Piero Fornasetti: Die Poesie des Ornamentalen
Piero Fornasetti wurde 1913 in Mailand geboren und studierte zunächst Malerei an der Accademia di Brera, wurde jedoch 1932 aufgrund mangelnder Anpassungsfähigkeit und Aufsässigkeit von der Akademie verwiesen. Dies markierte bereits früh die Eigenständigkeit seines künstlerischen Ansatzes. Seine Begeisterung für die italienische Kunst der Klassik und Renaissance teilte er mit den Begründern des italienischen Novecento-Stils. Die in den 1920er Jahren in Italien entstandene Bewegung verstand sich als Gegenentwurf zur rationalistischen europäischen Moderne. Unter Rückbesinnung auf vergangene Blütezeiten Italiens wurde eine Wiederbelebung und Neuinterpretation der klassischen Formensprache und Architektur des Alten Roms und der Italienischen Renaissance angestrebt. Fornasettis Neigung zum Skurrilen, die Inspiration, die er aus dem Surrealismus schöpfte, machen seinen eklektischen Stil jedoch unverwechselbar. In den 1930er-Jahren begann Fornasetti mit der Gestaltung von Seidenschals und Druckgrafiken und wandte sich bald auch der Möbelgestaltung und Innenarchitektur zu. Während des Zweiten Weltkriegs emigrierte er zeitweise in die Schweiz.

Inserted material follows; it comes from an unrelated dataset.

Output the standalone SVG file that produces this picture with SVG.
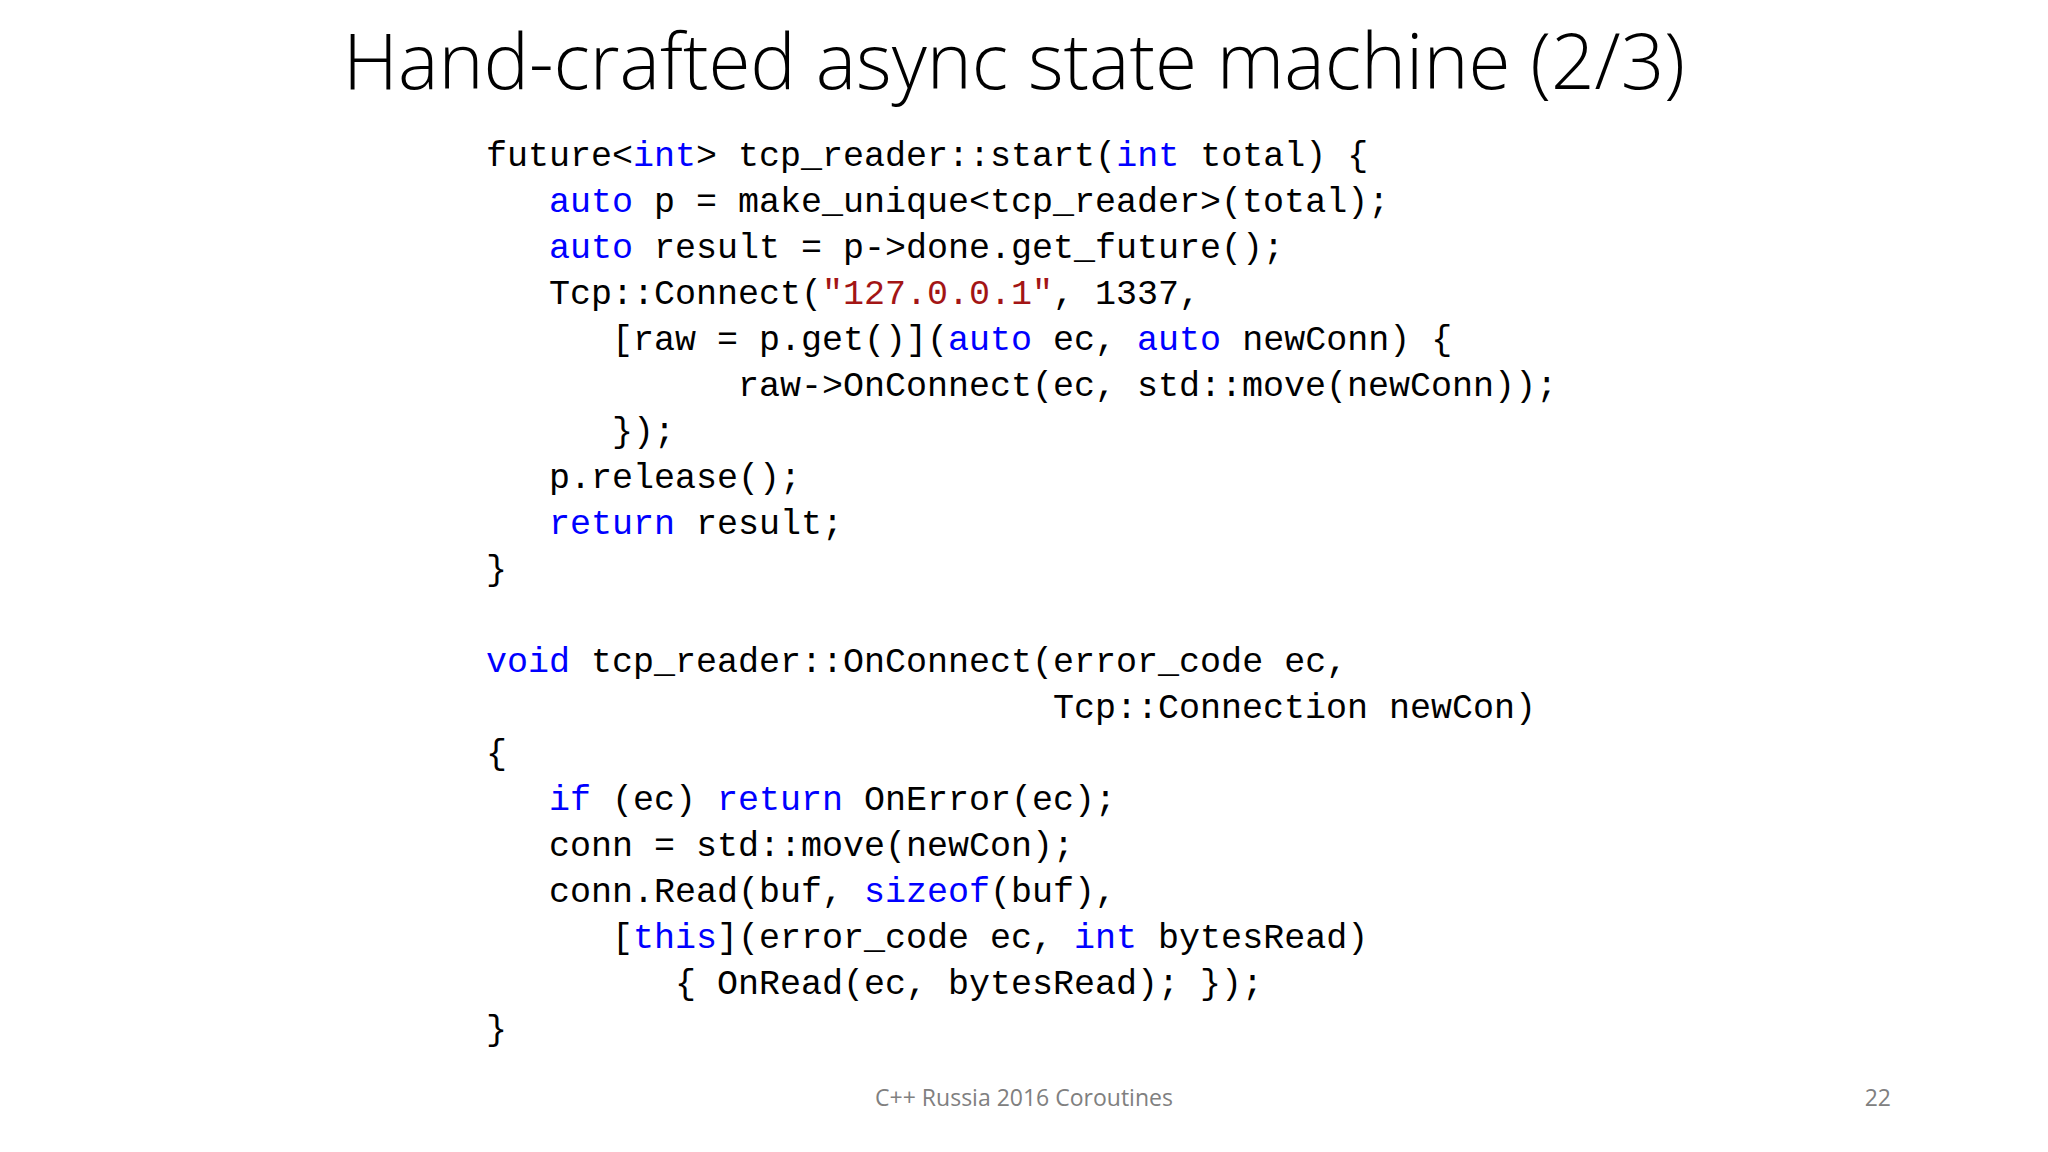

Piero Fornasetti in de Badewanne....
Die Serie „Tema e Variazioni“
Das zentrale Werk in Fornasettis Œuvre ist die Serie Tema e Variazioni (Thema und Variationen), in der das Gesicht von Lina Cavalieri (1874-1944, eine für ihre Schönheit und Eleganz berühmte Opernsängerin der Belle Époque, über 350 Mal künsterlisch verfremdete. Inspiriert wurde er wohl auch durch Rossinis musikalisches Prinzip der Variation über ein Thema, werden in dieser Wandteller-Serie Motive des Spiels, der Maskierung, der Fragmentierung und der Ironie deutlich. Das Gesicht wird multipliziert, maskiert, verkehrt, geteilt – und verliert dabei dennoch nie seine Identität. Fornasetti gelingt es, in der Wiederholung kreative Freiheit zu finden – eine Haltung, die sich auch in postmodernen Designstrategien wiederfindet. Bekannt wurde die Serie auch durch den Künstler Max Ernst, der mehrfach einen der Fornasetti Wandteller bei Installationen verwendete
Piero Fornasetti und Gio Ponti
Ein weiterer wichtiger Aspekt von Fornasettis Werk ist seine jahrzehntelange Zusammenarbeit mit dem Architekten und Designer Gio Ponti, der ihn mit Beiträgen in seiner Zeitschrift DOMUS unterstützte und seine Gestaltungsideen in architektonische Kontexte einbettete. Gemeinsam entwickelten sie Möbel oder Inneneinrichtungen. Fornasettis dekorative Arbeiten schmückten das Casino in San Remo und den Bereich der ersten Klasse des berühmten, 1956 nach einer Kollision spektakulär gesunkenen, italienischen Luxusliners Andrea Doria. In der in den 1950er Jahren entstandenen Serie ‘Architettura’ verwandelt Fornasetti von Ponti entworfene Kommoden, Stühle, Schränke und Sekretäre durch Trompe-l’oeil-Malereien in säulengeschmückte Palazzi.
Das Studio Fornasetti wird heute von seinem Sohn Barnaba Fornasetti weitergeführt, der das Archiv systematisch aufarbeitet und neue Objekte im Geiste seines Vaters produziert. Die Popularität der Marke Fornasetti zeigt sich in zahlreichen Kooperationen (z. B. mit dem Modehaus Valentino oder dem Parfumhersteller L’Objet) sowie in einer kontinuierlichen Präsenz in internationalen Museen und Galerien. Fornasettis Werk steht exemplarisch für eine designhistorische Position, die das Ornament nicht als „Verbrechen“, sondern als kreatives Potenzial begreift.